Monday, February 23, 2009

Pearl Couscous with Olives and Roasted Tomatoes

Roasted Tomatoes and Dressing:
2 pints red grape or cherry tomatoes (1 1/2 lb.)
3 lg. garlic cloves, left unpeeled
1/4 c. extra-virgin olive oil
1/4 c. warm water
1 tsp. fresh-squeezed lemon juice
1 tsp. salt
1/4 tsp. black pepper

Couscous:
2 3/4 c. chicken broth
2 1/4 c. pearl (Israeli) couscous
1 tbsp. olive oil
1/2 c. Kalamata or other brine-cured black olives, pitted and chopped
1/3 c. chopped fresh flat leaf parsley
1/4 c. chopped fresh mint
1 tsp. chopped fresh thyme

Preheat oven to 250°F. Halve tomatoes through stem ends and arrange, cut sides up, in a single layer in a large, shallow (1-inch deep) baking pan. Add garlic to pan and roast in middle of oven until tomatoes are slightly shriveled around edges, about 1 hour. Cool in pan on rack 30 minutes.

Peel garlic and puree with oil, water, lemon juice, salt, pepper, and 1/2 c. roasted tomatoes in blender until dressing is very smooth.

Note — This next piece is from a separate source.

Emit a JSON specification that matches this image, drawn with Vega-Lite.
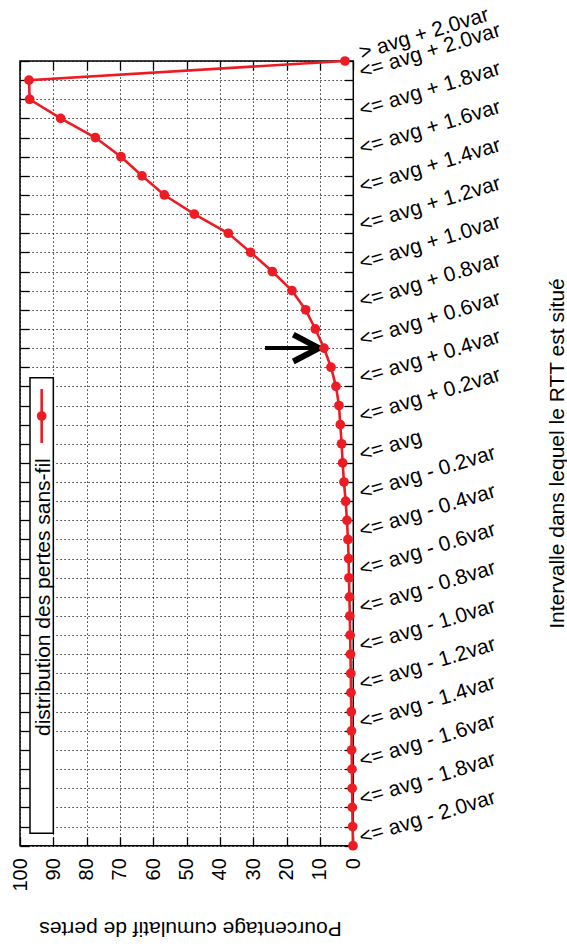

Bring broth to a boil in a 3-quart heavy saucepan and stir in couscous, then simmer, uncovered, 6 minutes. Cover pan and remove from heat. Let stand 10 minutes. Spread couscous in single layer on a baking sheet and cool 15 minutes.

Transfer couscous to a bowl and stir in remaining ingredients, dressing, roasted tomatoes, and salt and pepper to taste.